На самом деле это обещание и гроша ломаного не стоило. Балтийские национальные движения интерпретировали решение съезда народных депутатов от 24 декабря объявить ПМР неправомерным как оценку того, что аннексия стран Балтии была незаконной. И это несмотря на то, что между ПМР и аннексией 1940 года не было непосредственной связи (можно ведь представить ситуацию, когда за соглашением о разделе сфер интересов последует законная аннексия, к тому же секретный протокол к ПМР не определял, каким образом Советский Союз реализует свои интересы в своей сфере –  по правде говоря, немецкая сторона была даже обеспокоена советской интерпретацией, что проявилось в июне-августе 1940 года). Но в вихре острой политической борьбы детали никого не интересовали.

В конечном итоге Балтийская цепь состоялась с огромным успехом, выведя дискурс балтийских национальных движений на первые полосы мировых газет и телевизионных новостей. Балтийская цепь подтвердила позицию большинства западных стран о том, что Эстония, Латвия и Литва были незаконно аннексированы. Следует признать, что косвенно ПМР и непризнание были связаны, потому что, если бы в 1940 году Советский Союз не оказался в одной компании с Германией, политика непризнания в таком виде, вероятно, не сформировалась бы. Поэтому во всех отношениях правильно напомнить, что Сталин – «спаситель» западной демократии и победитель в войне, – был в 1939-1941 годах сообщником преступлений Гитлера.

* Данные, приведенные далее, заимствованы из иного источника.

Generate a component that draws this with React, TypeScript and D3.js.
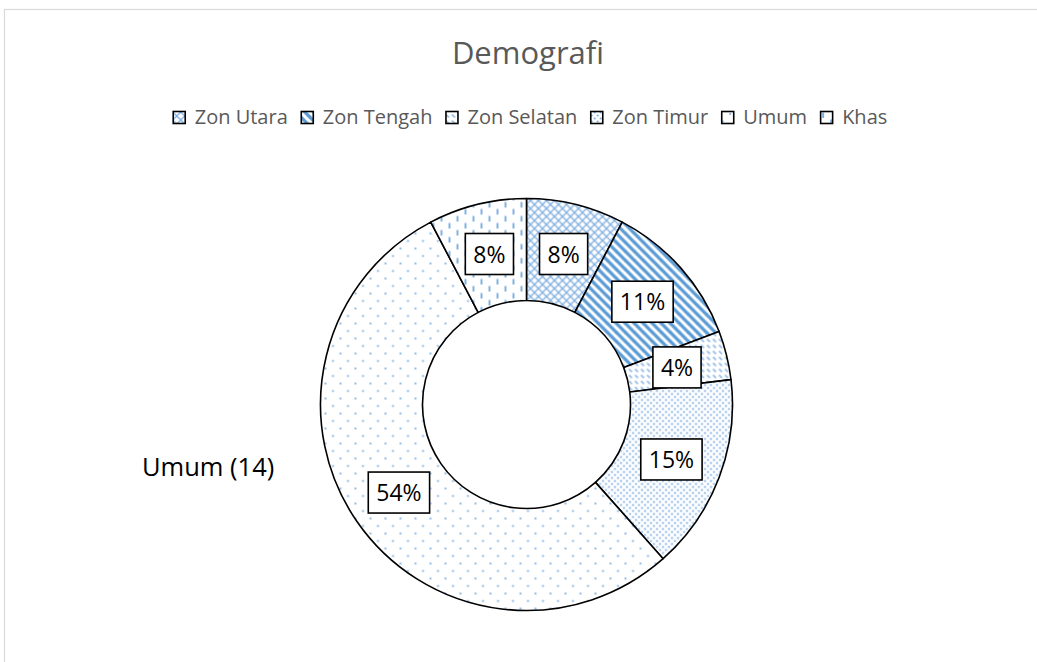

Историк Каарел Пийримяэ получил образование в Тартуском университете, Геттингенском университете и Кембриджском университете (докторантура). Он работал научным сотрудником и доцентом Тартуского университета. Пийримяэ снискал многочисленные государственные и международные знаки академического признания и является автором ряда академических трудов преимущественно в следующих областях: международная история стран Балтии в 20 веке; сталинизм в Восточной Европе и странах Балтии; новейшая история (с 1914 года).